What is the original network? Is this the one also called "unoptimized" before?
It is really difficult to see any differences between the six optimized ANNs in Figures 7 and 8. Perhaps show an histogram of the error, since the x-coordinate (order of experiments) is not relevant.
The results in Figures 7 and 8 are for the ensemble of ANNs? Or for one ANN in particular? This is not clear.
"thus the PSO method was used to train all the rest of the artificial neural networks"
So, the results in figures 7,8,9 are for a single ANN? Which one?
Comments regarding format:
The subsections in Sections 3 and 4 are numbered incorrectly.
throughout the manuscript:
instead of "angle of slide", the usual term is "angle of sideslip".
Many typos and grammar errors are indicated below (but not all of them):
in addition, the number of the transducer
in addition, the number of transducers
thus the normal method for FADS system is difficult to maintain the accuracy.
making it difficult to maintain accuracy in the normal method for FADS systems
unmanned aircraft vehicle (UAV)
unmanned aerial vehicle (UAV)
degraded flying handling qualities
please decide "flying qualities" or "handling qualities". These terms mean different aspects in flight testing.
the locations of the pressure ports have some restrains
the locations of the pressure ports have some constraints
recently, Jiang et al. [8] combine
Recently, Jiang et al. [8] combined
though the mothed can
although the model can
"measurement location in FADS system far less strict than it was. However, this method still has some restrains"

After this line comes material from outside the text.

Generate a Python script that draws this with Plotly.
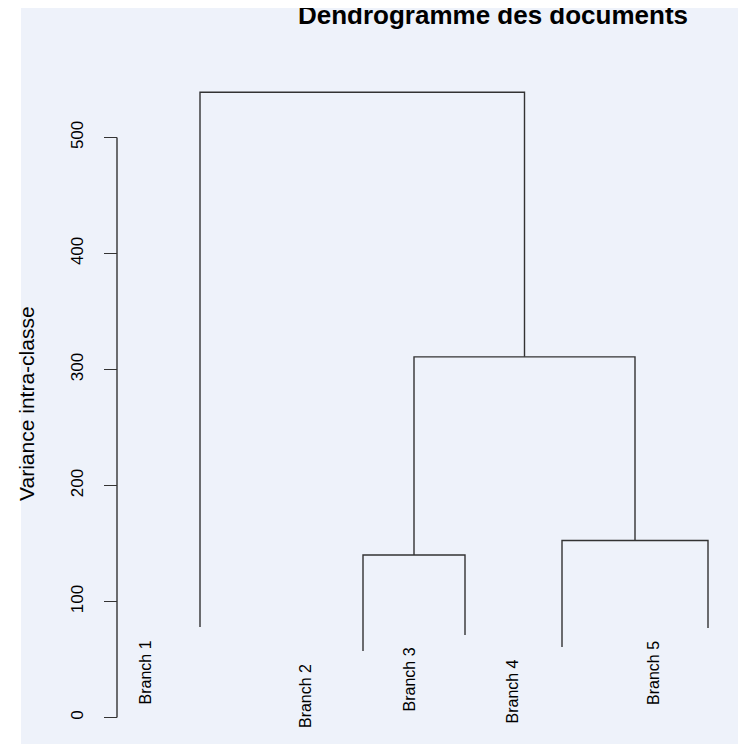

measurement location in FADS system far less restrictive than before. However, this method still has some constraints"
all the airdata (including angle of attack, sideslip angle, Mach number, etc.) is taken as output, and the neural network is used to establish some mapping relationship between the input and output vectors (the relationship between the two is very complex and highly nonlinear).
the airdata parameters of interest (e.g. angle of attack, sideslip angle, Mach number) are taken as output, and the neural network is used to establish a mapping relationship between the input and output vectors. Typically, the input-output relationship is very complex and highly nonlinear.

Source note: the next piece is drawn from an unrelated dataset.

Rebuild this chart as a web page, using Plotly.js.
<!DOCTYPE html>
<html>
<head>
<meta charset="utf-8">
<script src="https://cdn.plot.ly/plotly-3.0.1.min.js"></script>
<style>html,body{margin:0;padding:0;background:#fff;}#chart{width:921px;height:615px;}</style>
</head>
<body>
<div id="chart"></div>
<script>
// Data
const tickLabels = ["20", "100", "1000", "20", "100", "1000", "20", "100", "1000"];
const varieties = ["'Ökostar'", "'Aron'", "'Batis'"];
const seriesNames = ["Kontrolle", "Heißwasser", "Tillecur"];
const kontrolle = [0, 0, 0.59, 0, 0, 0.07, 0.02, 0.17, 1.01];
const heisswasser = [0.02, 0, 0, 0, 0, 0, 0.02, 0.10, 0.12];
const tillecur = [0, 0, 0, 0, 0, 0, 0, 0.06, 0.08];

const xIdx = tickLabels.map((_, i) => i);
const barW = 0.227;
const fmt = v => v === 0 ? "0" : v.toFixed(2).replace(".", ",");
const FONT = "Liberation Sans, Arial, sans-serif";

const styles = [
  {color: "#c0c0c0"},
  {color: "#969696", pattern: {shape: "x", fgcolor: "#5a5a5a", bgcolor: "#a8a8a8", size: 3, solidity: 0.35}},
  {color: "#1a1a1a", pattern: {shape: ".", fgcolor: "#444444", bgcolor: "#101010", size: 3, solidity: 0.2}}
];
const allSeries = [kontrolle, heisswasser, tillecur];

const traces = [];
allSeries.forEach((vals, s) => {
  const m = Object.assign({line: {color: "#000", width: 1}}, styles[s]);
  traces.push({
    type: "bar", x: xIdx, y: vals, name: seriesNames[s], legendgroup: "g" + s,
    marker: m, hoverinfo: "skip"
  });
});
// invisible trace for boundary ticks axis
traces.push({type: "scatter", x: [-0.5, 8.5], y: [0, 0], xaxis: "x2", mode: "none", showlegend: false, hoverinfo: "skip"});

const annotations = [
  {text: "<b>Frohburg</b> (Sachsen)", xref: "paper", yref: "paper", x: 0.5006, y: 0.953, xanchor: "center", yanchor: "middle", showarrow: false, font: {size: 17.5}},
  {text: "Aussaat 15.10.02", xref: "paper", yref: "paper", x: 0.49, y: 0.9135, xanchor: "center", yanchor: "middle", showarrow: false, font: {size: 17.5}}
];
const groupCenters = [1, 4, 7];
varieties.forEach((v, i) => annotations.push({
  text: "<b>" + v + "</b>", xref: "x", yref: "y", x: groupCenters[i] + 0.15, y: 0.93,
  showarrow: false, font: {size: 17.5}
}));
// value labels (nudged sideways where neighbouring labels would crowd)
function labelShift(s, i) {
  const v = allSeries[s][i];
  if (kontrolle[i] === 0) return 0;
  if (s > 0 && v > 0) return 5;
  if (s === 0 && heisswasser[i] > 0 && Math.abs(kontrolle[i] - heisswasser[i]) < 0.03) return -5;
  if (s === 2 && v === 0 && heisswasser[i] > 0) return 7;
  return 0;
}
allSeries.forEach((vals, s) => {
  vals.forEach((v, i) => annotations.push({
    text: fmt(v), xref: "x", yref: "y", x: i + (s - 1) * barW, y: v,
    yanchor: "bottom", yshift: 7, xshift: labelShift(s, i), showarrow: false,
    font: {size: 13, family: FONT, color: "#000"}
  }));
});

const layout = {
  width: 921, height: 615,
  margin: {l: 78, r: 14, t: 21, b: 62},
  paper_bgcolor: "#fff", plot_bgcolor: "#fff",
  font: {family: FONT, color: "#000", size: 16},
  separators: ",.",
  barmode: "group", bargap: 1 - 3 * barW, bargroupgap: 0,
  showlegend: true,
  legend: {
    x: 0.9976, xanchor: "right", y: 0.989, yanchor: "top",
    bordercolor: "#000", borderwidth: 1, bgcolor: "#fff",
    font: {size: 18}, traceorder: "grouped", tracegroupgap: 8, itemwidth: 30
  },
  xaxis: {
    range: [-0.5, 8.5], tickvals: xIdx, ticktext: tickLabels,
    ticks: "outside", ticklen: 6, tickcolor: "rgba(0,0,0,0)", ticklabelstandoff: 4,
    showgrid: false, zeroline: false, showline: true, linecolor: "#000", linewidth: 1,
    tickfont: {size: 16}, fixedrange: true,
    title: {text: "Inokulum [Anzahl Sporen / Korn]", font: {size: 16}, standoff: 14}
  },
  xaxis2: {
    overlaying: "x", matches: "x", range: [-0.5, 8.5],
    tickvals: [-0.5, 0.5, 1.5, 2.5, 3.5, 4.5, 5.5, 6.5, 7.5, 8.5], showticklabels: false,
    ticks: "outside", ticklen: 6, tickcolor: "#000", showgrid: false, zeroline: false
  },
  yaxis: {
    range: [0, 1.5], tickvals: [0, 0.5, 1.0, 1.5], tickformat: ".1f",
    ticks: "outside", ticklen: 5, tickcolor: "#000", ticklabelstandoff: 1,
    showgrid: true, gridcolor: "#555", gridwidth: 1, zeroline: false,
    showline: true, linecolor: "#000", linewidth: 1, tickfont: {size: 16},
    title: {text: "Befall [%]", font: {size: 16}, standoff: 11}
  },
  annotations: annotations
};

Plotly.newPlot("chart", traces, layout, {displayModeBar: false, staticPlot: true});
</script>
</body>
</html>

has a high real-time quality
has good real-time performance
small unmanned aircraft vehicles (sUAV)
small unmanned aerial vehicles (sUAV)
replace the fault port with adjacent ports
replace the faulty port with adjacent ports
which restrain the locations of the transducers
which limit/constrain the locations of the transducers
thus it is not allowed to install the pressure
thus it may not be possible to install the pressure
with high efficiency and precision.
perhaps "accuracy" instead of precision
6. where N represents the number of tests.
where N represents the number of tests.
can be seen form the figures
can be seen from the figures
The pressures form the sensors
The pressures from the sensors
The pressures form all the ports
The pressures from all the ports
(Several other instances of "form" used instead of "from" must be revised)
Therefore, the fault sensor needs
Therefore, the faulty sensor needs
Four different machine learning methods by identifying the correct pressure combinations form the error ones was tested for the error diagnosis of flush airdata system.
(this sentence makes no sense, please revise)
Author Response
Please see the attachment.
Author Response File: 
Author Response.docx
Reviewer 2 Report
The work presented in your paper is highly interesting and after you address all my comments (please see the attached file) it will be ready for publication.
Comments for author File: 
Comments.pdf
Author Response
Please see the attachment.
Author Response File: Author Response.docx
Round 2
Reviewer 1 Report
Thank you for addressing all the comments. I believe the manuscript is acceptable for publication in the current form.
Reviewer 2 Report
Thank you for addressing all my comments. I recommend the manuscript be published.